I racconti sono sei, sullo sfondo dei quali si prospetta un unico tema comune: il terremoto avvenuto in Giappone, a Kobe, nel 1995, che funge da telone unificante dietro il quale le varie scenette narrative prendono lentamente piede, ospitate da un palcoscenico fin troppo spesso fantastico ed irreale, a volte persino eccessivamente colorato e burlesco.
I protagonisti sono uomini e donne comuni, al limite della banalità, con vite alienate e spesso solitarie, il più delle volte taciturni ed in cerca di un motivo qualsiasi per cambiare la loro vita.
“La forma del fuoco è libera. E siccome è libera chi la guarda può vederci qualunque cosa. Se lei guardando il fuoco prova una sensazione di pace, è perché la sensazione di pace che ha dentro ci si riflette.”
E’ così che attraverso una scatola magica o un fuoco sulla spiaggia che i personaggi riconoscono dentro di sé la flebile speranza della trasformazione, che si attua sempre agganciando una forma superiore di auto-conoscimento, una maturazione interiore che coincide con la tanto agognata liberazione della propria natura.
Yoshiya, il giovane protagonista di Tutti i figli di Dio danzano è l’emblema della volontà dell’individuo di uscire dallo stato di oppressione e staticità che coincide con una condizione di oscurità, che come una coda lunga e buia lo insegue, obbligandolo a portarsela ovunque. Cresce senza sapere chi è il padre e con la convinzione inculcatagli dalla madre, di essere figlio di Dio e come tale figlio del mondo stesso. Certezza che si trascina dietro fino a quando comprende che non è importante l’identità del padre, quanto liberarsi da quell’inappetenza vitale derivata dal senso di sconforto e di alienazione propri di una condizione di sentirsi privi di un posto nel mondo.
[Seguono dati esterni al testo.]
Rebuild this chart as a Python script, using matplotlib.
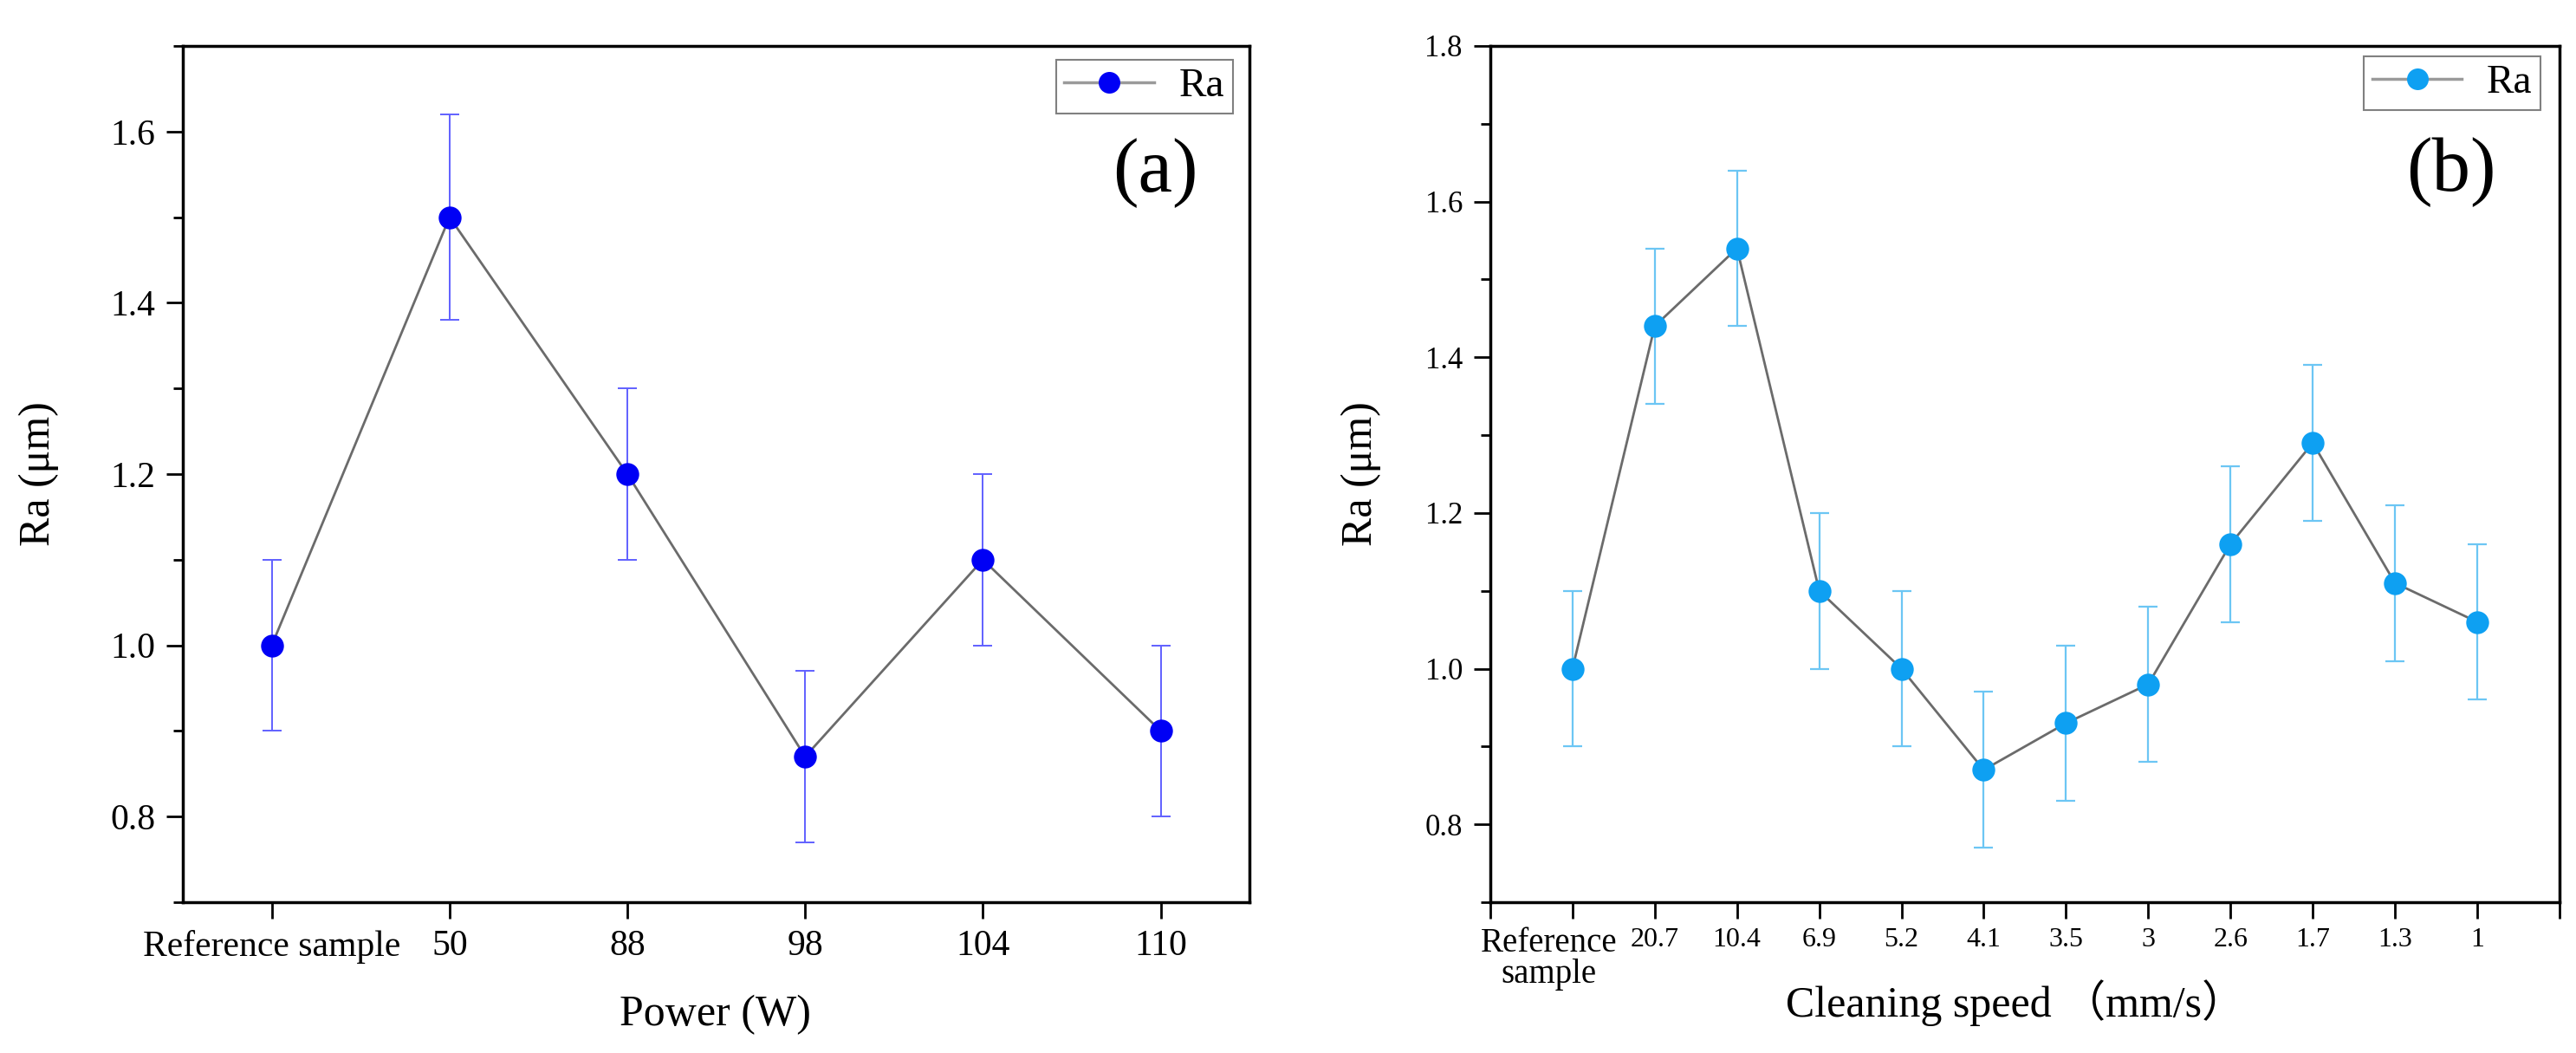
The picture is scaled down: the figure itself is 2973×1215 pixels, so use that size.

Anche Katagiri, protagonista del penultimo racconto, deve fare i conti con un’esistenza priva di slancio, tristemente annebbiata, nella quale piomba all’improvviso nientemeno che un ranocchio gigante, che lo aiuterà a distruggere il Gran Lombrico, altra ennesima incarnazione del deterioramento e dell’odio dentro cui le vite dei personaggi sono intrappolate. I protagonisti murakamiani hanno vite inconsistenti, ma ciò che dà forza al loro mondo è l’apparizione reale o sognante di strani esseri o cose che illuminano quel buio in cui tutto è attanagliato, proprio come se fosse stato fino ad allora tutto freddo e distrutto da un terremoto. C’è sempre una via d’uscita alla passività della vita, a volte una porta secondaria, che ci permette di allontanarci lentamente, senza mai scappare ma affrontando a viso aperto le nostre incertezze. Che sia attraverso una metafora o una visione, ogni nostra paura può essere abbattuta in nome di ciò di cui abbiamo bisogno, sia esso amore, felicità o comprensione. Sono tutte facce della stessa medaglia perché chi è realmente libero è sempre un figlio di Dio che danza agli occhi del mondo.